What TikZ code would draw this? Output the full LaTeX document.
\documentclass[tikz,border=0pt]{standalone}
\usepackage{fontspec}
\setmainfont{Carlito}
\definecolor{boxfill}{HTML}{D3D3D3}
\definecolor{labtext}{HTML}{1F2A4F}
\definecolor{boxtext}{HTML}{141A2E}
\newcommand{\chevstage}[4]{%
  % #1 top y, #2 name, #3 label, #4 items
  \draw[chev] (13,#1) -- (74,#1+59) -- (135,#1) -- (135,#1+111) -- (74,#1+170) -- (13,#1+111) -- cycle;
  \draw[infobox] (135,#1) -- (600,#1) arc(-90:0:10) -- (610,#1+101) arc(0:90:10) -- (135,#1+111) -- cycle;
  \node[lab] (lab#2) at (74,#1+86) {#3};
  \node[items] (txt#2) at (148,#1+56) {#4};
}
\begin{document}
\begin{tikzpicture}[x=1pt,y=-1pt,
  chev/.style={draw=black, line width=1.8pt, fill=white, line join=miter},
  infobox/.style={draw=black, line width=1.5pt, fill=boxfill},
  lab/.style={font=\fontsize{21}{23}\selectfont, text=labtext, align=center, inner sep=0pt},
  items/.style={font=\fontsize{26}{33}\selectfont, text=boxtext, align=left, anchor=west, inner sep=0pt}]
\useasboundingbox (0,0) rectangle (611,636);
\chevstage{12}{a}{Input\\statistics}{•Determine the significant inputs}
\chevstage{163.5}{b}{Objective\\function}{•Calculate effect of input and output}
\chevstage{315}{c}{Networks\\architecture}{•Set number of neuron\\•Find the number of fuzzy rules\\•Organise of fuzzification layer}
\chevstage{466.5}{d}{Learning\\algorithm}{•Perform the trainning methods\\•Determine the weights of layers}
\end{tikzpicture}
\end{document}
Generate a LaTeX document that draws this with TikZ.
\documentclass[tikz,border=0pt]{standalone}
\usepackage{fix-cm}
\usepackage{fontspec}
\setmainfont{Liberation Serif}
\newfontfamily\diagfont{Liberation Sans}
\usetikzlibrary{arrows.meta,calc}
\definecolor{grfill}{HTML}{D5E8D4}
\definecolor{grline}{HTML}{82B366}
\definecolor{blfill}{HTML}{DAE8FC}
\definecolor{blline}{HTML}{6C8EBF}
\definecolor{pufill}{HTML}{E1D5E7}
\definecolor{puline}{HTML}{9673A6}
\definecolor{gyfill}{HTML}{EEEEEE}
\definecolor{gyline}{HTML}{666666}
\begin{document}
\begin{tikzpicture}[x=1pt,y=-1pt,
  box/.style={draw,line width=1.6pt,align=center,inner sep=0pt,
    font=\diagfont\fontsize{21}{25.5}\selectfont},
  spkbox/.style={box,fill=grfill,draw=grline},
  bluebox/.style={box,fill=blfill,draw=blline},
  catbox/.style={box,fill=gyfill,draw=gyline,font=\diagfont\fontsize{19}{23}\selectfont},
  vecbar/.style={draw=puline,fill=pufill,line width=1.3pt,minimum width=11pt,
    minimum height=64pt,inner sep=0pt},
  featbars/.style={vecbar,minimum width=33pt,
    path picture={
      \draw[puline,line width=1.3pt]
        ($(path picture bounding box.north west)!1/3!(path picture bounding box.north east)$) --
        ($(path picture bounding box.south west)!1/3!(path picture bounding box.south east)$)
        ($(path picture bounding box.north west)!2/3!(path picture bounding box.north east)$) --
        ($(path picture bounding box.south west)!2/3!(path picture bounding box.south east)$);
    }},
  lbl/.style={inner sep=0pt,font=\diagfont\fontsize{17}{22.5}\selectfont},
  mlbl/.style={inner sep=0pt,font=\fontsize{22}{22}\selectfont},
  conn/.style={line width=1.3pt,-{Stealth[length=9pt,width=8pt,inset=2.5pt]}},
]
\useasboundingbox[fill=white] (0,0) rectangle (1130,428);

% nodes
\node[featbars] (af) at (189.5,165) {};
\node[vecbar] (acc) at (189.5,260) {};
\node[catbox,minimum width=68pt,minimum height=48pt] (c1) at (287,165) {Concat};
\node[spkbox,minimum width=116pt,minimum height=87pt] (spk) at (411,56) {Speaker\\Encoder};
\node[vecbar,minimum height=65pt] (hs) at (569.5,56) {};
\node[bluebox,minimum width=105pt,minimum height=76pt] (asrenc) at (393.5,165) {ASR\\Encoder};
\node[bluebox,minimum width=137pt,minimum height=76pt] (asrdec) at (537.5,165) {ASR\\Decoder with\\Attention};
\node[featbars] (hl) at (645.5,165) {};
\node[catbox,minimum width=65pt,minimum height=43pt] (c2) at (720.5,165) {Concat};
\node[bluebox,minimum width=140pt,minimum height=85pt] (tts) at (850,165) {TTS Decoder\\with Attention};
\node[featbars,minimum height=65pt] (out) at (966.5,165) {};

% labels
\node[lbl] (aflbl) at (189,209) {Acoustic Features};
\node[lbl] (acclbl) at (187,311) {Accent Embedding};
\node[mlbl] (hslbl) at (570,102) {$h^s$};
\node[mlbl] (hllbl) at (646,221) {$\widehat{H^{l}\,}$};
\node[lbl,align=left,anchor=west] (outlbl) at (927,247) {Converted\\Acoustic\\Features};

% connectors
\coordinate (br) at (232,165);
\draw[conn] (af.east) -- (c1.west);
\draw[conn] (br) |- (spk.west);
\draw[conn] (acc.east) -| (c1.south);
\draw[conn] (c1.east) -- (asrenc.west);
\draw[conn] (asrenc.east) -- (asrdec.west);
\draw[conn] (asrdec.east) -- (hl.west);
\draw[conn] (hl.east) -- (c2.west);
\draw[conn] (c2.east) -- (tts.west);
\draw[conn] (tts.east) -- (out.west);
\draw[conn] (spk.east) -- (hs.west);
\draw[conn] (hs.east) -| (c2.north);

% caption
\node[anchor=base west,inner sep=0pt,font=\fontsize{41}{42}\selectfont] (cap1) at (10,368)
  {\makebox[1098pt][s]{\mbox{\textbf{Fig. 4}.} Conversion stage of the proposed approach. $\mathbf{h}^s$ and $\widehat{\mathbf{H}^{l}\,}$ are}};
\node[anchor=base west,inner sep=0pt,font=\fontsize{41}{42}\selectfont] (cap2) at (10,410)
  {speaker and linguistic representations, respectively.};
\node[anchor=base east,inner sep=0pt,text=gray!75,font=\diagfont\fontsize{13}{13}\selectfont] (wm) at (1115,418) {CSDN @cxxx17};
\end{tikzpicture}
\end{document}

+++

> **What is asked**
Write out every entry again exactly, please, with nothing missing.

> **Written response**
What TikZ code would draw this? Output the full LaTeX document.
\documentclass[tikz,border=0pt]{standalone}
\usepackage{fontspec}
\setmainfont{Carlito}
\definecolor{boxfill}{HTML}{D3D3D3}
\definecolor{labtext}{HTML}{1F2A4F}
\definecolor{boxtext}{HTML}{141A2E}
\newcommand{\chevstage}[4]{%
  % #1 top y, #2 name, #3 label, #4 items
  \draw[chev] (13,#1) -- (74,#1+59) -- (135,#1) -- (135,#1+111) -- (74,#1+170) -- (13,#1+111) -- cycle;
  \draw[infobox] (135,#1) -- (600,#1) arc(-90:0:10) -- (610,#1+101) arc(0:90:10) -- (135,#1+111) -- cycle;
  \node[lab] (lab#2) at (74,#1+86) {#3};
  \node[items] (txt#2) at (148,#1+56) {#4};
}
\begin{document}
\begin{tikzpicture}[x=1pt,y=-1pt,
  chev/.style={draw=black, line width=1.8pt, fill=white, line join=miter},
  infobox/.style={draw=black, line width=1.5pt, fill=boxfill},
  lab/.style={font=\fontsize{21}{23}\selectfont, text=labtext, align=center, inner sep=0pt},
  items/.style={font=\fontsize{26}{33}\selectfont, text=boxtext, align=left, anchor=west, inner sep=0pt}]
\useasboundingbox (0,0) rectangle (611,636);
\chevstage{12}{a}{Input\\statistics}{•Determine the significant inputs}
\chevstage{163.5}{b}{Objective\\function}{•Calculate effect of input and output}
\chevstage{315}{c}{Networks\\architecture}{•Set number of neuron\\•Find the number of fuzzy rules\\•Organise of fuzzification layer}
\chevstage{466.5}{d}{Learning\\algorithm}{•Perform the trainning methods\\•Determine the weights of layers}
\end{tikzpicture}
\end{document}
Generate a LaTeX document that draws this with TikZ.
\documentclass[tikz,border=0pt]{standalone}
\usepackage{fix-cm}
\usepackage{fontspec}
\setmainfont{Liberation Serif}
\newfontfamily\diagfont{Liberation Sans}
\usetikzlibrary{arrows.meta,calc}
\definecolor{grfill}{HTML}{D5E8D4}
\definecolor{grline}{HTML}{82B366}
\definecolor{blfill}{HTML}{DAE8FC}
\definecolor{blline}{HTML}{6C8EBF}
\definecolor{pufill}{HTML}{E1D5E7}
\definecolor{puline}{HTML}{9673A6}
\definecolor{gyfill}{HTML}{EEEEEE}
\definecolor{gyline}{HTML}{666666}
\begin{document}
\begin{tikzpicture}[x=1pt,y=-1pt,
  box/.style={draw,line width=1.6pt,align=center,inner sep=0pt,
    font=\diagfont\fontsize{21}{25.5}\selectfont},
  spkbox/.style={box,fill=grfill,draw=grline},
  bluebox/.style={box,fill=blfill,draw=blline},
  catbox/.style={box,fill=gyfill,draw=gyline,font=\diagfont\fontsize{19}{23}\selectfont},
  vecbar/.style={draw=puline,fill=pufill,line width=1.3pt,minimum width=11pt,
    minimum height=64pt,inner sep=0pt},
  featbars/.style={vecbar,minimum width=33pt,
    path picture={
      \draw[puline,line width=1.3pt]
        ($(path picture bounding box.north west)!1/3!(path picture bounding box.north east)$) --
        ($(path picture bounding box.south west)!1/3!(path picture bounding box.south east)$)
        ($(path picture bounding box.north west)!2/3!(path picture bounding box.north east)$) --
        ($(path picture bounding box.south west)!2/3!(path picture bounding box.south east)$);
    }},
  lbl/.style={inner sep=0pt,font=\diagfont\fontsize{17}{22.5}\selectfont},
  mlbl/.style={inner sep=0pt,font=\fontsize{22}{22}\selectfont},
  conn/.style={line width=1.3pt,-{Stealth[length=9pt,width=8pt,inset=2.5pt]}},
]
\useasboundingbox[fill=white] (0,0) rectangle (1130,428);

% nodes
\node[featbars] (af) at (189.5,165) {};
\node[vecbar] (acc) at (189.5,260) {};
\node[catbox,minimum width=68pt,minimum height=48pt] (c1) at (287,165) {Concat};
\node[spkbox,minimum width=116pt,minimum height=87pt] (spk) at (411,56) {Speaker\\Encoder};
\node[vecbar,minimum height=65pt] (hs) at (569.5,56) {};
\node[bluebox,minimum width=105pt,minimum height=76pt] (asrenc) at (393.5,165) {ASR\\Encoder};
\node[bluebox,minimum width=137pt,minimum height=76pt] (asrdec) at (537.5,165) {ASR\\Decoder with\\Attention};
\node[featbars] (hl) at (645.5,165) {};
\node[catbox,minimum width=65pt,minimum height=43pt] (c2) at (720.5,165) {Concat};
\node[bluebox,minimum width=140pt,minimum height=85pt] (tts) at (850,165) {TTS Decoder\\with Attention};
\node[featbars,minimum height=65pt] (out) at (966.5,165) {};

% labels
\node[lbl] (aflbl) at (189,209) {Acoustic Features};
\node[lbl] (acclbl) at (187,311) {Accent Embedding};
\node[mlbl] (hslbl) at (570,102) {$h^s$};
\node[mlbl] (hllbl) at (646,221) {$\widehat{H^{l}\,}$};
\node[lbl,align=left,anchor=west] (outlbl) at (927,247) {Converted\\Acoustic\\Features};

% connectors
\coordinate (br) at (232,165);
\draw[conn] (af.east) -- (c1.west);
\draw[conn] (br) |- (spk.west);
\draw[conn] (acc.east) -| (c1.south);
\draw[conn] (c1.east) -- (asrenc.west);
\draw[conn] (asrenc.east) -- (asrdec.west);
\draw[conn] (asrdec.east) -- (hl.west);
\draw[conn] (hl.east) -- (c2.west);
\draw[conn] (c2.east) -- (tts.west);
\draw[conn] (tts.east) -- (out.west);
\draw[conn] (spk.east) -- (hs.west);
\draw[conn] (hs.east) -| (c2.north);

% caption
\node[anchor=base west,inner sep=0pt,font=\fontsize{41}{42}\selectfont] (cap1) at (10,368)
  {\makebox[1098pt][s]{\mbox{\textbf{Fig. 4}.} Conversion stage of the proposed approach. $\mathbf{h}^s$ and $\widehat{\mathbf{H}^{l}\,}$ are}};
\node[anchor=base west,inner sep=0pt,font=\fontsize{41}{42}\selectfont] (cap2) at (10,410)
  {speaker and linguistic representations, respectively.};
\node[anchor=base east,inner sep=0pt,text=gray!75,font=\diagfont\fontsize{13}{13}\selectfont] (wm) at (1115,418) {CSDN @cxxx17};
\end{tikzpicture}
\end{document}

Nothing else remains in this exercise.